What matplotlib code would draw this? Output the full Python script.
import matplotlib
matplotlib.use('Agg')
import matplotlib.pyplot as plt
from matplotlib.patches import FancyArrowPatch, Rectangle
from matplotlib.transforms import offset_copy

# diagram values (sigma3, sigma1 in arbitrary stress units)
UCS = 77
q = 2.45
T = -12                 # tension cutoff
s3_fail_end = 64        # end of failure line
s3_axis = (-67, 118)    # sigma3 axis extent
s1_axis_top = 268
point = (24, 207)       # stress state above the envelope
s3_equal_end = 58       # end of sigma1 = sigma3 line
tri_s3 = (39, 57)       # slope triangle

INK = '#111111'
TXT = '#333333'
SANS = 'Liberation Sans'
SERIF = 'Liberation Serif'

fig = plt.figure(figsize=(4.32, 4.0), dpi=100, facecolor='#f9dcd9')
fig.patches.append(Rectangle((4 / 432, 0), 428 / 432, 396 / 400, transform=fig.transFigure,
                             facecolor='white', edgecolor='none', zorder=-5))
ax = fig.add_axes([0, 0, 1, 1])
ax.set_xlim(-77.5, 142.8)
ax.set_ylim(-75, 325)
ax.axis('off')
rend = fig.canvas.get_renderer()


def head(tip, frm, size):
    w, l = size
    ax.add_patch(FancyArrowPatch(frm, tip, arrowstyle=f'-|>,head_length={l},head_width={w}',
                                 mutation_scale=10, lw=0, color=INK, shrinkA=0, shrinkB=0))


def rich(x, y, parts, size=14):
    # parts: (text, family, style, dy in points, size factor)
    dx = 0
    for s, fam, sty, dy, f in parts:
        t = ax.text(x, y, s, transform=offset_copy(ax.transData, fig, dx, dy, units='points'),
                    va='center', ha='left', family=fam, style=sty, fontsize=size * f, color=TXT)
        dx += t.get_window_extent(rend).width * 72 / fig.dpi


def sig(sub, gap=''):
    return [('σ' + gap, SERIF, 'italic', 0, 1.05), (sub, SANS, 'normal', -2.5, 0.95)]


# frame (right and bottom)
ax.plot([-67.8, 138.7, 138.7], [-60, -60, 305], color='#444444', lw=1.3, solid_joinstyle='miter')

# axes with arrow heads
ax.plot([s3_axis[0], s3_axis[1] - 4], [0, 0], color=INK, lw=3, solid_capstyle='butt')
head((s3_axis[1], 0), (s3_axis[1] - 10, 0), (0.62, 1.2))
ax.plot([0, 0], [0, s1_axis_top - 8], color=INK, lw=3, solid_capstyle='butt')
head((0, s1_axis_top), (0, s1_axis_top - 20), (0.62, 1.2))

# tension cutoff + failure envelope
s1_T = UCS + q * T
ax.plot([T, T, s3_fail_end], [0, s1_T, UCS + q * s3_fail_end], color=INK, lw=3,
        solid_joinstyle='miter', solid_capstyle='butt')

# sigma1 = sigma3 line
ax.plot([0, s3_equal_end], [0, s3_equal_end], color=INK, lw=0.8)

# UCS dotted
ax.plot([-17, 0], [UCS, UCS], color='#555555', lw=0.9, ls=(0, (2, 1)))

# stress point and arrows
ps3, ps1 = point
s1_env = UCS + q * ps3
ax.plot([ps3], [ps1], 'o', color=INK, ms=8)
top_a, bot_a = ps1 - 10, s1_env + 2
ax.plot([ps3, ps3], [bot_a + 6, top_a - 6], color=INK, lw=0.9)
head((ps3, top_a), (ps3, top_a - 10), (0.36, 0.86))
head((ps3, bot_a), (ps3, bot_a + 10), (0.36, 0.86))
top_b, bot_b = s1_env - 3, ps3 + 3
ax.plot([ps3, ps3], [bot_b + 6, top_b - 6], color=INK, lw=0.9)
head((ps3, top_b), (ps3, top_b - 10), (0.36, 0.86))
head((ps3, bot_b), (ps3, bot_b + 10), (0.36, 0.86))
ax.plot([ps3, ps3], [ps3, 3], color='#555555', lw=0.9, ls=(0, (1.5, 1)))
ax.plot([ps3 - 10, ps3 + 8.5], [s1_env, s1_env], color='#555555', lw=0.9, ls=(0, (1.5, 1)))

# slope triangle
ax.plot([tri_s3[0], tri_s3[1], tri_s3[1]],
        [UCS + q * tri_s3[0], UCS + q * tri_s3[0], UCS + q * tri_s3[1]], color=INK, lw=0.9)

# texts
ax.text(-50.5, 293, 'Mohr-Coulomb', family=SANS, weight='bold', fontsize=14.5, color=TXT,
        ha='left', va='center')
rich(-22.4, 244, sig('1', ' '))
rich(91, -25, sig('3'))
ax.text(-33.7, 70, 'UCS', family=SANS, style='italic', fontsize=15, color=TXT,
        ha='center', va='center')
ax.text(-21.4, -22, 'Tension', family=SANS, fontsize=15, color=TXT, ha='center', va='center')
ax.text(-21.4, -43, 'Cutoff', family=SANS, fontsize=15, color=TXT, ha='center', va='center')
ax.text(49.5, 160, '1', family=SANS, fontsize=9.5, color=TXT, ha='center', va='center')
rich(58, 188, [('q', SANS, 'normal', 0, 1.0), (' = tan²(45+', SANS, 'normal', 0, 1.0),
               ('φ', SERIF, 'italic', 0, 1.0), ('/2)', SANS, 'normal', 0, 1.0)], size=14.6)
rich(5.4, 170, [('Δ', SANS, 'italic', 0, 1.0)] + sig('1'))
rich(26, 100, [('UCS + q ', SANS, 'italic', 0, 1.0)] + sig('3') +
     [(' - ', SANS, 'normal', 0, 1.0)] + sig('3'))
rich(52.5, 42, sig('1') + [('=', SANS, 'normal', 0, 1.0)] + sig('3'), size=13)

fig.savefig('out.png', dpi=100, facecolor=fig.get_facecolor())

*EXERCISE PROMPT*. Write out all the lines again, exactly as they are.

*WRITTEN SOLUTION*.
What matplotlib code would draw this? Output the full Python script.
import matplotlib
matplotlib.use('Agg')
import matplotlib.pyplot as plt
from matplotlib.patches import FancyArrowPatch, Rectangle
from matplotlib.transforms import offset_copy

# diagram values (sigma3, sigma1 in arbitrary stress units)
UCS = 77
q = 2.45
T = -12                 # tension cutoff
s3_fail_end = 64        # end of failure line
s3_axis = (-67, 118)    # sigma3 axis extent
s1_axis_top = 268
point = (24, 207)       # stress state above the envelope
s3_equal_end = 58       # end of sigma1 = sigma3 line
tri_s3 = (39, 57)       # slope triangle

INK = '#111111'
TXT = '#333333'
SANS = 'Liberation Sans'
SERIF = 'Liberation Serif'

fig = plt.figure(figsize=(4.32, 4.0), dpi=100, facecolor='#f9dcd9')
fig.patches.append(Rectangle((4 / 432, 0), 428 / 432, 396 / 400, transform=fig.transFigure,
                             facecolor='white', edgecolor='none', zorder=-5))
ax = fig.add_axes([0, 0, 1, 1])
ax.set_xlim(-77.5, 142.8)
ax.set_ylim(-75, 325)
ax.axis('off')
rend = fig.canvas.get_renderer()


def head(tip, frm, size):
    w, l = size
    ax.add_patch(FancyArrowPatch(frm, tip, arrowstyle=f'-|>,head_length={l},head_width={w}',
                                 mutation_scale=10, lw=0, color=INK, shrinkA=0, shrinkB=0))


def rich(x, y, parts, size=14):
    # parts: (text, family, style, dy in points, size factor)
    dx = 0
    for s, fam, sty, dy, f in parts:
        t = ax.text(x, y, s, transform=offset_copy(ax.transData, fig, dx, dy, units='points'),
                    va='center', ha='left', family=fam, style=sty, fontsize=size * f, color=TXT)
        dx += t.get_window_extent(rend).width * 72 / fig.dpi


def sig(sub, gap=''):
    return [('σ' + gap, SERIF, 'italic', 0, 1.05), (sub, SANS, 'normal', -2.5, 0.95)]


# frame (right and bottom)
ax.plot([-67.8, 138.7, 138.7], [-60, -60, 305], color='#444444', lw=1.3, solid_joinstyle='miter')

# axes with arrow heads
ax.plot([s3_axis[0], s3_axis[1] - 4], [0, 0], color=INK, lw=3, solid_capstyle='butt')
head((s3_axis[1], 0), (s3_axis[1] - 10, 0), (0.62, 1.2))
ax.plot([0, 0], [0, s1_axis_top - 8], color=INK, lw=3, solid_capstyle='butt')
head((0, s1_axis_top), (0, s1_axis_top - 20), (0.62, 1.2))

# tension cutoff + failure envelope
s1_T = UCS + q * T
ax.plot([T, T, s3_fail_end], [0, s1_T, UCS + q * s3_fail_end], color=INK, lw=3,
        solid_joinstyle='miter', solid_capstyle='butt')

# sigma1 = sigma3 line
ax.plot([0, s3_equal_end], [0, s3_equal_end], color=INK, lw=0.8)

# UCS dotted
ax.plot([-17, 0], [UCS, UCS], color='#555555', lw=0.9, ls=(0, (2, 1)))

# stress point and arrows
ps3, ps1 = point
s1_env = UCS + q * ps3
ax.plot([ps3], [ps1], 'o', color=INK, ms=8)
top_a, bot_a = ps1 - 10, s1_env + 2
ax.plot([ps3, ps3], [bot_a + 6, top_a - 6], color=INK, lw=0.9)
head((ps3, top_a), (ps3, top_a - 10), (0.36, 0.86))
head((ps3, bot_a), (ps3, bot_a + 10), (0.36, 0.86))
top_b, bot_b = s1_env - 3, ps3 + 3
ax.plot([ps3, ps3], [bot_b + 6, top_b - 6], color=INK, lw=0.9)
head((ps3, top_b), (ps3, top_b - 10), (0.36, 0.86))
head((ps3, bot_b), (ps3, bot_b + 10), (0.36, 0.86))
ax.plot([ps3, ps3], [ps3, 3], color='#555555', lw=0.9, ls=(0, (1.5, 1)))
ax.plot([ps3 - 10, ps3 + 8.5], [s1_env, s1_env], color='#555555', lw=0.9, ls=(0, (1.5, 1)))

# slope triangle
ax.plot([tri_s3[0], tri_s3[1], tri_s3[1]],
        [UCS + q * tri_s3[0], UCS + q * tri_s3[0], UCS + q * tri_s3[1]], color=INK, lw=0.9)

# texts
ax.text(-50.5, 293, 'Mohr-Coulomb', family=SANS, weight='bold', fontsize=14.5, color=TXT,
        ha='left', va='center')
rich(-22.4, 244, sig('1', ' '))
rich(91, -25, sig('3'))
ax.text(-33.7, 70, 'UCS', family=SANS, style='italic', fontsize=15, color=TXT,
        ha='center', va='center')
ax.text(-21.4, -22, 'Tension', family=SANS, fontsize=15, color=TXT, ha='center', va='center')
ax.text(-21.4, -43, 'Cutoff', family=SANS, fontsize=15, color=TXT, ha='center', va='center')
ax.text(49.5, 160, '1', family=SANS, fontsize=9.5, color=TXT, ha='center', va='center')
rich(58, 188, [('q', SANS, 'normal', 0, 1.0), (' = tan²(45+', SANS, 'normal', 0, 1.0),
               ('φ', SERIF, 'italic', 0, 1.0), ('/2)', SANS, 'normal', 0, 1.0)], size=14.6)
rich(5.4, 170, [('Δ', SANS, 'italic', 0, 1.0)] + sig('1'))
rich(26, 100, [('UCS + q ', SANS, 'italic', 0, 1.0)] + sig('3') +
     [(' - ', SANS, 'normal', 0, 1.0)] + sig('3'))
rich(52.5, 42, sig('1') + [('=', SANS, 'normal', 0, 1.0)] + sig('3'), size=13)

fig.savefig('out.png', dpi=100, facecolor=fig.get_facecolor())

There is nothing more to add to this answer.